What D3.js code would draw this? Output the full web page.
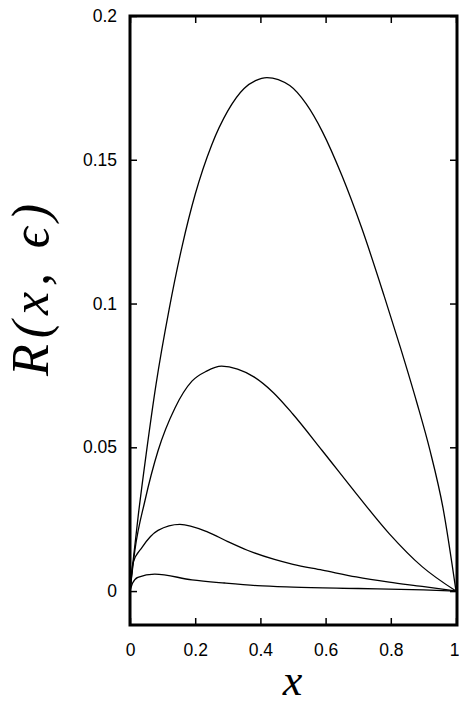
<!DOCTYPE html>
<html>
<head>
<meta charset="utf-8">
<script src="https://cdn.jsdelivr.net/npm/d3@7"></script>
<style>
  body { margin: 0; background: #fff; }
  .tick text { font-family: "Liberation Sans", Arial, sans-serif; font-size: 17.5px; fill: #000; }
  .curve { fill: none; stroke: #000; stroke-width: 1.3; }
  .frame { fill: none; stroke: #000; stroke-width: 3; }
  .axis-title { font-family: "Liberation Serif", "DejaVu Serif", serif; font-style: italic; fill: #000; }
</style>
</head>
<body>
<div id="chart"></div>
<script>
//MARGIN CONVENTION
var MARGIN = { LEFT: 130, RIGHT: 2, TOP: 16, BOTTOM: 79 }
var WIDTH  = 459, HEIGHT = 704
var GRAPH  = { WIDTH: WIDTH - MARGIN.LEFT - MARGIN.RIGHT, HEIGHT: HEIGHT - MARGIN.TOP - MARGIN.BOTTOM }

// DATA
const xTicks = [0, 0.2, 0.4, 0.6, 0.8, 1]
const yTicks = [0, 0.05, 0.1, 0.15, 0.2]
const yTickLabels = ['0', '0.05', '0.1', '0.15', '0.2']

const curveA = [[0,0],[0.01,0.011],[0.025,0.026],[0.05,0.048],[0.08,0.072],[0.12,0.098],
  [0.16,0.12],[0.2,0.138],[0.25,0.155],[0.3,0.167],[0.35,0.1748],[0.385,0.1775],[0.42,0.1786],
  [0.49,0.1758],[0.54,0.1695],[0.59,0.1598],[0.65,0.1445],[0.71,0.1265],[0.78,0.1025],
  [0.83,0.0845],[0.88,0.0655],[0.92,0.049],[0.96,0.029],[1,0]]
const curveB = [[0,0],[0.015,0.0142],[0.046,0.0315],[0.086,0.0488],[0.138,0.0637],[0.19,0.073],
  [0.235,0.0765],[0.281,0.0782],[0.33,0.0772],[0.38,0.0745],[0.44,0.069],[0.5,0.0615],
  [0.59,0.0488],[0.694,0.0339],[0.795,0.02],[0.896,0.0085],[1,0]]
const curveC = [[0,0],[0.009,0.0097],[0.037,0.0152],[0.086,0.0211],[0.153,0.0232],[0.239,0.0205],
  [0.3,0.0172],[0.36,0.0142],[0.443,0.011],[0.5,0.0093],[0.59,0.0073],[0.694,0.0049],[0.795,0.0031],
  [0.896,0.0016],[1,0]]
const curveD = [[0,0],[0.008,0.0028],[0.024,0.0048],[0.076,0.0059],[0.19,0.0039],[0.29,0.0028],
  [0.39,0.0019],[0.5,0.0014],[0.7,0.0009],[0.9,0.0004],[1,0]]
const curves = [curveA, curveB, curveC, curveD]

const svg = d3.select('#chart').append('svg')
  .attr('width', WIDTH).attr('height', HEIGHT)
const g = svg.append('g').attr('transform', `translate(${MARGIN.LEFT},${MARGIN.TOP})`)

//SCALES
const xScale = d3.scaleLinear().domain([0, 1]).range([0, GRAPH.WIDTH - 1])
const yScale = d3.scaleLinear().domain([-0.0118, 0.2]).range([GRAPH.HEIGHT, 0])

//AXES (ticks inward on all four sides)
const TICK = 7
g.append('g').attr('transform', `translate(0,${GRAPH.HEIGHT})`)
  .call(d3.axisBottom(xScale).tickValues(xTicks).tickSize(-TICK).tickPadding(TICK + 12)
    .tickFormat(d3.format('~g')))
  .selectAll('.tick:last-of-type text').attr('dx', -2)
g.append('g').attr('transform', `translate(0,0)`)
  .call(d3.axisTop(xScale).tickValues(xTicks).tickSize(-TICK).tickFormat(''))
g.append('g')
  .call(d3.axisLeft(yScale).tickValues(yTicks).tickSize(-TICK).tickPadding(TICK + 6)
    .tickFormat((d, i) => yTickLabels[i]))
g.append('g').attr('transform', `translate(${GRAPH.WIDTH},0)`)
  .call(d3.axisRight(yScale).tickValues(yTicks).tickSize(-TICK).tickFormat(''))
g.selectAll('.domain').remove()
g.selectAll('.tick line').attr('stroke', '#000').attr('stroke-width', 1.5)

// CURVES
const line = d3.line()
  .curve(d3.curveMonotoneX)
  .x(d => xScale(d[0]))
  .y(d => yScale(d[1]))
g.selectAll('.curve').data(curves).join('path')
  .attr('class', 'curve')
  .attr('d', line)

// FRAME
g.append('rect').attr('class', 'frame')
  .attr('x', 0).attr('y', 0)
  .attr('width', GRAPH.WIDTH).attr('height', GRAPH.HEIGHT)

// LABELS
svg.append('text').attr('class', 'axis-title')
  .attr('x', MARGIN.LEFT + GRAPH.WIDTH / 2 - 1).attr('y', 695)
  .attr('text-anchor', 'middle').attr('font-size', 44)
  .text('x')
svg.append('text').attr('class', 'axis-title')
  .attr('transform', `translate(48,${290}) rotate(-90)`)
  .attr('text-anchor', 'middle').attr('font-size', 52)
  .attr('textLength', 172).attr('lengthAdjust', 'spacing')
  .text('R(x, ϵ)')
</script>
</body>
</html>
^^^^^^^^
### Description of the task
Replicate the material above verbatim; images stay out of the copy.

### Exercise solution
What D3.js code would draw this? Output the full web page.
<!DOCTYPE html>
<html>
<head>
<meta charset="utf-8">
<script src="https://cdn.jsdelivr.net/npm/d3@7"></script>
<style>
  body { margin: 0; background: #fff; }
  .tick text { font-family: "Liberation Sans", Arial, sans-serif; font-size: 17.5px; fill: #000; }
  .curve { fill: none; stroke: #000; stroke-width: 1.3; }
  .frame { fill: none; stroke: #000; stroke-width: 3; }
  .axis-title { font-family: "Liberation Serif", "DejaVu Serif", serif; font-style: italic; fill: #000; }
</style>
</head>
<body>
<div id="chart"></div>
<script>
//MARGIN CONVENTION
var MARGIN = { LEFT: 130, RIGHT: 2, TOP: 16, BOTTOM: 79 }
var WIDTH  = 459, HEIGHT = 704
var GRAPH  = { WIDTH: WIDTH - MARGIN.LEFT - MARGIN.RIGHT, HEIGHT: HEIGHT - MARGIN.TOP - MARGIN.BOTTOM }

// DATA
const xTicks = [0, 0.2, 0.4, 0.6, 0.8, 1]
const yTicks = [0, 0.05, 0.1, 0.15, 0.2]
const yTickLabels = ['0', '0.05', '0.1', '0.15', '0.2']

const curveA = [[0,0],[0.01,0.011],[0.025,0.026],[0.05,0.048],[0.08,0.072],[0.12,0.098],
  [0.16,0.12],[0.2,0.138],[0.25,0.155],[0.3,0.167],[0.35,0.1748],[0.385,0.1775],[0.42,0.1786],
  [0.49,0.1758],[0.54,0.1695],[0.59,0.1598],[0.65,0.1445],[0.71,0.1265],[0.78,0.1025],
  [0.83,0.0845],[0.88,0.0655],[0.92,0.049],[0.96,0.029],[1,0]]
const curveB = [[0,0],[0.015,0.0142],[0.046,0.0315],[0.086,0.0488],[0.138,0.0637],[0.19,0.073],
  [0.235,0.0765],[0.281,0.0782],[0.33,0.0772],[0.38,0.0745],[0.44,0.069],[0.5,0.0615],
  [0.59,0.0488],[0.694,0.0339],[0.795,0.02],[0.896,0.0085],[1,0]]
const curveC = [[0,0],[0.009,0.0097],[0.037,0.0152],[0.086,0.0211],[0.153,0.0232],[0.239,0.0205],
  [0.3,0.0172],[0.36,0.0142],[0.443,0.011],[0.5,0.0093],[0.59,0.0073],[0.694,0.0049],[0.795,0.0031],
  [0.896,0.0016],[1,0]]
const curveD = [[0,0],[0.008,0.0028],[0.024,0.0048],[0.076,0.0059],[0.19,0.0039],[0.29,0.0028],
  [0.39,0.0019],[0.5,0.0014],[0.7,0.0009],[0.9,0.0004],[1,0]]
const curves = [curveA, curveB, curveC, curveD]

const svg = d3.select('#chart').append('svg')
  .attr('width', WIDTH).attr('height', HEIGHT)
const g = svg.append('g').attr('transform', `translate(${MARGIN.LEFT},${MARGIN.TOP})`)

//SCALES
const xScale = d3.scaleLinear().domain([0, 1]).range([0, GRAPH.WIDTH - 1])
const yScale = d3.scaleLinear().domain([-0.0118, 0.2]).range([GRAPH.HEIGHT, 0])

//AXES (ticks inward on all four sides)
const TICK = 7
g.append('g').attr('transform', `translate(0,${GRAPH.HEIGHT})`)
  .call(d3.axisBottom(xScale).tickValues(xTicks).tickSize(-TICK).tickPadding(TICK + 12)
    .tickFormat(d3.format('~g')))
  .selectAll('.tick:last-of-type text').attr('dx', -2)
g.append('g').attr('transform', `translate(0,0)`)
  .call(d3.axisTop(xScale).tickValues(xTicks).tickSize(-TICK).tickFormat(''))
g.append('g')
  .call(d3.axisLeft(yScale).tickValues(yTicks).tickSize(-TICK).tickPadding(TICK + 6)
    .tickFormat((d, i) => yTickLabels[i]))
g.append('g').attr('transform', `translate(${GRAPH.WIDTH},0)`)
  .call(d3.axisRight(yScale).tickValues(yTicks).tickSize(-TICK).tickFormat(''))
g.selectAll('.domain').remove()
g.selectAll('.tick line').attr('stroke', '#000').attr('stroke-width', 1.5)

// CURVES
const line = d3.line()
  .curve(d3.curveMonotoneX)
  .x(d => xScale(d[0]))
  .y(d => yScale(d[1]))
g.selectAll('.curve').data(curves).join('path')
  .attr('class', 'curve')
  .attr('d', line)

// FRAME
g.append('rect').attr('class', 'frame')
  .attr('x', 0).attr('y', 0)
  .attr('width', GRAPH.WIDTH).attr('height', GRAPH.HEIGHT)

// LABELS
svg.append('text').attr('class', 'axis-title')
  .attr('x', MARGIN.LEFT + GRAPH.WIDTH / 2 - 1).attr('y', 695)
  .attr('text-anchor', 'middle').attr('font-size', 44)
  .text('x')
svg.append('text').attr('class', 'axis-title')
  .attr('transform', `translate(48,${290}) rotate(-90)`)
  .attr('text-anchor', 'middle').attr('font-size', 52)
  .attr('textLength', 172).attr('lengthAdjust', 'spacing')
  .text('R(x, ϵ)')
</script>
</body>
</html>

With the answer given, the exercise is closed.